Sustainability Series: European airports sign NetZero2050 agreement
A number of European airports have entered an agreement to comply with the Paris Accord, thereby committing to becoming emission-free by 2050 at the latest.
The 194 airports, spread across 39 airport operators, have committed to reducing CO2 emissions under their control to zero (‘net zero’) by 2050.
Thomas Woldbye, CEO, CPH, said: “It is essential to CPH that there is now agreement at European level to live up to the Paris Accord. We launched our own climate strategy earlier in the year outlining the vision that the entire airport is emission-free by 2050. I am very satisfied to see that the parties now agree to pursue the same goal at European level. As an international airport, we operate in an international market, meaning that it does not suffice to devise ambitious climate objectives locally in Denmark. Committed international collaboration is, therefore, absolutely essential.”
Robert Sinclair, Chief Executive Officer of London City Airport, said: “I am delighted to announce this incredibly important commitment and undersign this major initiative from ACI Europe. Our industry, from global hubs to regional airports, has a long and proud history of innovating to provide better, safer and a more sustainable service for our passengers.
“This commitment is not only the right thing to do for London City Airport, but more importantly it’s the right thing for our environment and our communities. What we are doing with UK Power Networks Services as part of our current development programme demonstrates how we are putting sustainable practices at the heart of our decision making. We look forward to working with partners and thought leaders in this space as our ambition is to achieve and exceed industry standards on carbon emissions.”
Nazareno Ventola, CEO of Aeroporto G. Marconi di Bologna, said: “At Bologna Airport, we are proud to undersign this commitment and unequivocally state our engagement. We have invested significantly in environmental management over the years. We have already been working to reduce our carbon emissions since 2010 and are certified at Level ‘Reduction’ of the Airport Carbon Accreditation programme. We recognise it’s time to move up a gear in our efforts.
“We take note of the recent IPCC report and of the shift in public perception of air transport. People are demanding more ambition from government, from business, from mobility and we are keen to deliver. The NetZero2050 agreement is not a promise we take lightly and we are confident that through research and investment, knowledge exchange and partnership, we will be able to identify the best solutions to decarbonise our airport operations.”

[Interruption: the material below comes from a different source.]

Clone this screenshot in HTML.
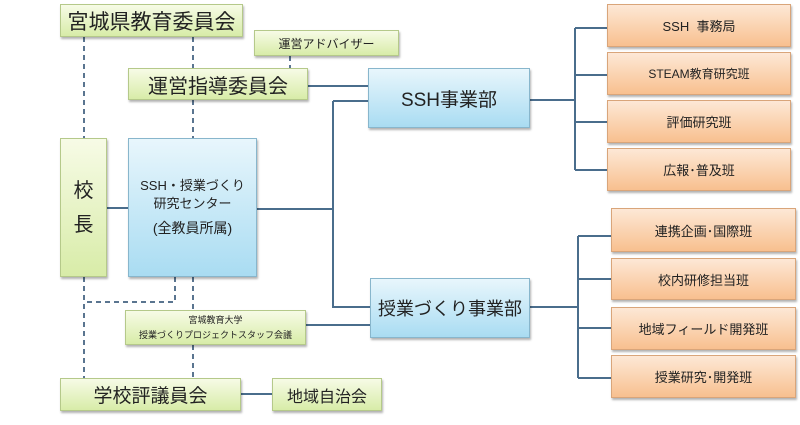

Dr Michael Kerkloh, President of ACI EUROPE and CEO of Munich Airport, commented: “Europe’s airports have been leading climate action with annual reductions announced every year for the past decade. Forty-three of them have actually become carbon neutral, supported by the Airport Carbon Accreditation. However, the commitment brings a new dimension to this – no offsets. Crucially, with its NetZero2050 agreement, the airport industry is aligning itself with the Paris Agreement and the ambitions of the vast majority of EU countries.
“Europe’s airports have already started delivering, and I am confident that many will reach net zero before 2050. There are already three net-zero airports in Europe: Luleå, Ronneby and Visby – operated by the Swedish airport operator, Swedavia. Swedavia aims to achieve net-zero emissions for all its airports including Stockholm-Arlanda by 2020 along with Hamburg airport by 2022 – while Amsterdam-Schiphol, Eindhoven and Copenhagen airports have set this goal for 2030.”
Patricia Espinosa, Executive Secretary, UN Climate Change, said: “The IPCC Special Report from October 2018 is unequivocal about the need to achieve net-zero emissions by mid-century. We need all sectors of society working towards this ultimate goal. It is therefore encouraging to see the airport industry voluntarily raising its ambitions and we look forward to working with this vital sector.”